Ad hoc: Definition, Example and Related Terms
What is a(n) Ad hoc ?
In the world of commercial contracts, 'ad hoc' often refers to decisions, actions, or arrangements that are made specifically for a certain situation or contract, and aren't meant to be used as a general rule or standard. For instance, a company might enter into an 'ad hoc' contract with a supplier to get a specific product or service that isn't part of their regular operations. Or, a contracts manager might negotiate 'ad hoc' terms or conditions to address unique issues or needs in a contract.
While 'ad hoc' solutions can be very helpful in dealing with unexpected or unique situations, they can also have downsides. For example, because they're not planned or prepared in advance, they can sometimes be less effective or efficient than standard procedures. And because they're not meant to be used as a general rule, they can lead to inconsistency or confusion if used too often.

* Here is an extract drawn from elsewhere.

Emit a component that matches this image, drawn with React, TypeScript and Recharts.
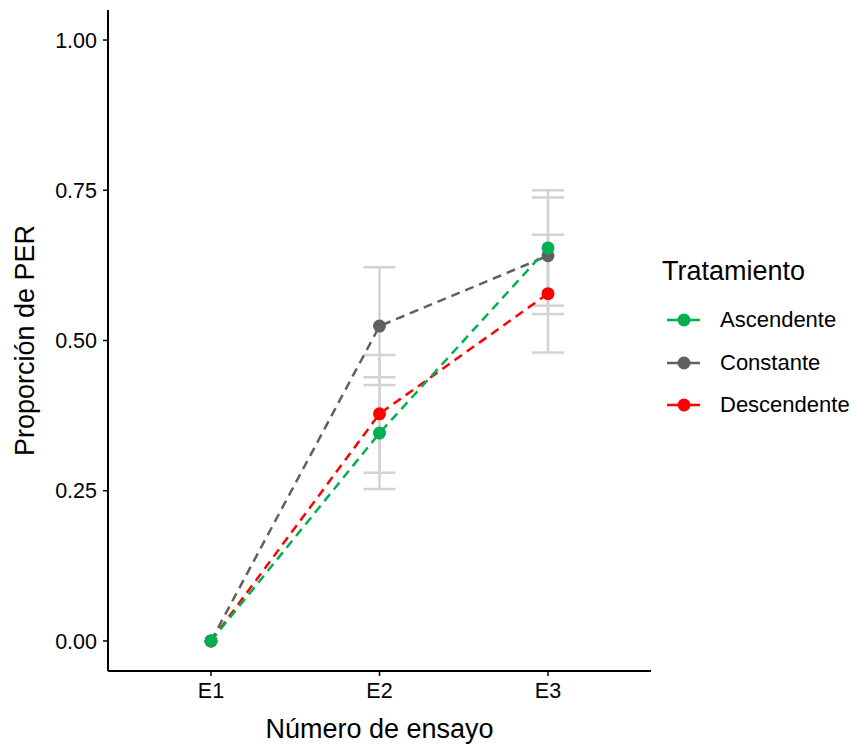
import { LineChart, Line, XAxis, YAxis, ErrorBar } from 'recharts';

const ensayos = ['E1', 'E2', 'E3'];
const ascendente = [0, 0.346, 0.654];
const constante = [0, 0.524, 0.641];
const descendente = [0, 0.378, 0.578];
const seAscendente = [0, 0.093, 0.096];
const seConstante = [0, 0.098, 0.097];
const seDescendente = [0, 0.098, 0.098];
const yTicks = [0, 0.25, 0.5, 0.75, 1];

const series = [
  { key: 'Ascendente', values: ascendente, se: seAscendente, color: '#00B050' },
  { key: 'Constante', values: constante, se: seConstante, color: '#606060' },
  { key: 'Descendente', values: descendente, se: seDescendente, color: '#FF0000' },
];

const data = ensayos.map((e, i) => {
  const row: any = { ensayo: e };
  series.forEach((s) => {
    row[s.key] = s.values[i];
    row[s.key + '_se'] = s.se[i];
  });
  return row;
});

const font = '"Liberation Sans", Arial, sans-serif';

function LegendBox() {
  return (
    <div style={{ position: 'absolute', left: 662, top: 254, fontFamily: font, color: '#000' }}>
      <div style={{ fontSize: 27, lineHeight: '34px', marginBottom: 11 }}>Tratamiento</div>
      {series.map((s) => (
        <div key={s.key} style={{ display: 'flex', alignItems: 'center', height: 42.5 }}>
          <svg width={46} height={20}>
            <line x1={5} y1={10} x2={38} y2={10} stroke={s.color} strokeWidth={2.5} />
            <circle cx={22} cy={10} r={6.5} fill={s.color} />
          </svg>
          <span style={{ fontSize: 22, marginLeft: 12 }}>{s.key}</span>
        </div>
      ))}
    </div>
  );
}

export default function App() {
  return (
    <div style={{ position: 'absolute', left: 0, top: 0, width: 852, height: 745, background: '#fff' }}>
      <LineChart width={852} height={745} data={data} margin={{ top: 10, right: 201, bottom: 0, left: 0 }}>
        <XAxis
          dataKey="ensayo"
          scale="point"
          padding={{ left: 103, right: 103 }}
          height={74}
          tickLine={{ stroke: '#000', strokeWidth: 1.5 }}
          axisLine={{ stroke: '#000', strokeWidth: 2 }}
          tickSize={5}
          tickMargin={7}
          tick={{ fontSize: 21.5, fill: '#000', fontFamily: font }}
          label={{ value: 'Número de ensayo', position: 'insideBottom', offset: 7, fontSize: 27, fill: '#000', fontFamily: font }}
        />
        <YAxis
          type="number"
          domain={[-0.05, 1.05]}
          ticks={yTicks}
          width={108}
          tickFormatter={(v: number) => v.toFixed(2)}
          tickLine={{ stroke: '#000', strokeWidth: 1.5 }}
          axisLine={{ stroke: '#000', strokeWidth: 2 }}
          tickSize={5}
          tickMargin={6}
          tick={{ fontSize: 21.5, fill: '#000', fontFamily: font }}
          label={{ value: 'Proporción de PER', angle: -90, position: 'insideLeft', offset: 24, style: { textAnchor: 'middle' }, fontSize: 27, fill: '#000', fontFamily: font }}
        />
        {series.map((s) => (
          <Line
            key={s.key + '_err'}
            dataKey={s.key}
            stroke="none"
            dot={false}
            activeDot={false}
            legendType="none"
            isAnimationActive={false}
          >
            <ErrorBar dataKey={s.key + '_se'} direction="y" width={16} stroke="#D3D3D3" strokeWidth={2.5} />
          </Line>
        ))}
        {[series[2], series[1], series[0]].map((s) => (
          <Line
            key={s.key}
            dataKey={s.key}
            stroke={s.color}
            strokeWidth={2.5}
            strokeDasharray="9 6"
            dot={{ r: 6.5, fill: s.color, stroke: 'none' }}
            activeDot={false}
            isAnimationActive={false}
          />
        ))}
      </LineChart>
      <LegendBox />
    </div>
  );
}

Despite these potential challenges, being able to create and manage 'ad hoc' contracts can be a valuable skill for a contracts manager. It can allow them to be more flexible and responsive in their work, and to better meet the specific needs of their business or clients.
Example(s)
Scenario Description A company needs a large quantity of a specific material for a one-time project. The company might enter into an 'ad hoc' contract with a supplier to get the material. This contract is created specifically for this project, and it doesn't mean that the company will regularly buy this material from the supplier in the future. A contracts manager is negotiating a contract with a new client who has unique needs or requirements. The contracts manager might negotiate 'ad hoc' terms or conditions to meet these needs. These terms are not standard and are created specifically for this contract with this client. They won't necessarily be used in other contracts with other clients.